--- BEGIN Exercise inputs ---
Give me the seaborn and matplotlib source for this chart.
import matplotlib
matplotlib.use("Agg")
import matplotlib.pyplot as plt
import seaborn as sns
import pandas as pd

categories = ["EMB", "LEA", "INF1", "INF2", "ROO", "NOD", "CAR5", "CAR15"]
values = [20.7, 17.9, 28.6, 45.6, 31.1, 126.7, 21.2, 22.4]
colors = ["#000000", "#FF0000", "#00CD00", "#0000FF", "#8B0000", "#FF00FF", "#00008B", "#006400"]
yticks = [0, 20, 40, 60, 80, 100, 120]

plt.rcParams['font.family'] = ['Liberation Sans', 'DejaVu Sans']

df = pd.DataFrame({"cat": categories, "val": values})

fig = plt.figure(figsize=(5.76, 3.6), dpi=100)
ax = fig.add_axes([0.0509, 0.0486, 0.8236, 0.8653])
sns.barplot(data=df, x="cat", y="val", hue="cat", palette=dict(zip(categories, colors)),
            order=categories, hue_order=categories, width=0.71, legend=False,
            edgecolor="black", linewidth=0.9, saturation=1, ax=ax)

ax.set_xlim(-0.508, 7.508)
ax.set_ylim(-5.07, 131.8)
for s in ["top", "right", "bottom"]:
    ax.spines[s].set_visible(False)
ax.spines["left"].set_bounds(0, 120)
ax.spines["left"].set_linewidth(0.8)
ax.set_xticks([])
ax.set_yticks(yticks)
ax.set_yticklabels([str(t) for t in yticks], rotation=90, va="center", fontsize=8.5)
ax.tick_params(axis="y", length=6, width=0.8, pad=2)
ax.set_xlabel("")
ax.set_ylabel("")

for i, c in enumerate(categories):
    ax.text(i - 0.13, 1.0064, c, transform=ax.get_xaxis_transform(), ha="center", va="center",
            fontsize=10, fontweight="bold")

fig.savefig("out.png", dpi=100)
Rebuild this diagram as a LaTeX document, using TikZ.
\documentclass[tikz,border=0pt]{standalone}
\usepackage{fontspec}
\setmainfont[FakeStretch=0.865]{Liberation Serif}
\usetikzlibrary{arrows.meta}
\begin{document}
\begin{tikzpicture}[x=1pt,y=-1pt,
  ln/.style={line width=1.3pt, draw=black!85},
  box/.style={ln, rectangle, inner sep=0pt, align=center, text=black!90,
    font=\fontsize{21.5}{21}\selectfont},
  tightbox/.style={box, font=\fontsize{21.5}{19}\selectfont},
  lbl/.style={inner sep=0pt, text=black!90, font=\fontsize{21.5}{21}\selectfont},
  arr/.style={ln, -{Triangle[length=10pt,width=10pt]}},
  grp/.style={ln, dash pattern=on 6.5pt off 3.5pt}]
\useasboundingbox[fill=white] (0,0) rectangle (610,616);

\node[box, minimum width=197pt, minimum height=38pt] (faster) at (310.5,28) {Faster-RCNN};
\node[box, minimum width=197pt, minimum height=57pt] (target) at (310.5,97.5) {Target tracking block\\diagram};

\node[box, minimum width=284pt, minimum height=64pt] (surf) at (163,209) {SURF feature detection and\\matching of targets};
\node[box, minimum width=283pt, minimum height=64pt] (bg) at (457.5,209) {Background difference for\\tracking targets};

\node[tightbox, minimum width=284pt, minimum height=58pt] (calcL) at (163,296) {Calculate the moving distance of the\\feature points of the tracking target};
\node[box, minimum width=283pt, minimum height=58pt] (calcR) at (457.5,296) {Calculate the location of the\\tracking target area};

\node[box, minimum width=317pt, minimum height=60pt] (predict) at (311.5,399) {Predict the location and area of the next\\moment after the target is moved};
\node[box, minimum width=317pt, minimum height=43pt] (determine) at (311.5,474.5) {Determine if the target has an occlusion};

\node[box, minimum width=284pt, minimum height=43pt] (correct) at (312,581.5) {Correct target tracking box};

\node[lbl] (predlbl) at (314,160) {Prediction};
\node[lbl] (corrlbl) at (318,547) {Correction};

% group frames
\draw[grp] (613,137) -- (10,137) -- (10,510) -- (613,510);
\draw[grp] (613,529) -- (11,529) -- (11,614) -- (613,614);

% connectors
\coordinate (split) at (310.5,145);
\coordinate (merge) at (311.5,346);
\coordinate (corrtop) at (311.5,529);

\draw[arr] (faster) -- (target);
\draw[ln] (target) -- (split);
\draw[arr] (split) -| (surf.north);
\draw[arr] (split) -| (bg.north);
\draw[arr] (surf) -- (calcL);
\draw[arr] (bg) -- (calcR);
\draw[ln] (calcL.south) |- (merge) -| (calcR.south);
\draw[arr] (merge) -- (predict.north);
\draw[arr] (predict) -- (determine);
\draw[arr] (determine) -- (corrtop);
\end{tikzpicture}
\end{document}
--- END Exercise inputs ---
Objective: Only the lines from the line with "Rebuild this diagram" to the line with "(0,0) rectangle (610,616);", inclusive, are to be printed, exactly as they appear.

Task result:
Rebuild this diagram as a LaTeX document, using TikZ.
\documentclass[tikz,border=0pt]{standalone}
\usepackage{fontspec}
\setmainfont[FakeStretch=0.865]{Liberation Serif}
\usetikzlibrary{arrows.meta}
\begin{document}
\begin{tikzpicture}[x=1pt,y=-1pt,
  ln/.style={line width=1.3pt, draw=black!85},
  box/.style={ln, rectangle, inner sep=0pt, align=center, text=black!90,
    font=\fontsize{21.5}{21}\selectfont},
  tightbox/.style={box, font=\fontsize{21.5}{19}\selectfont},
  lbl/.style={inner sep=0pt, text=black!90, font=\fontsize{21.5}{21}\selectfont},
  arr/.style={ln, -{Triangle[length=10pt,width=10pt]}},
  grp/.style={ln, dash pattern=on 6.5pt off 3.5pt}]
\useasboundingbox[fill=white] (0,0) rectangle (610,616);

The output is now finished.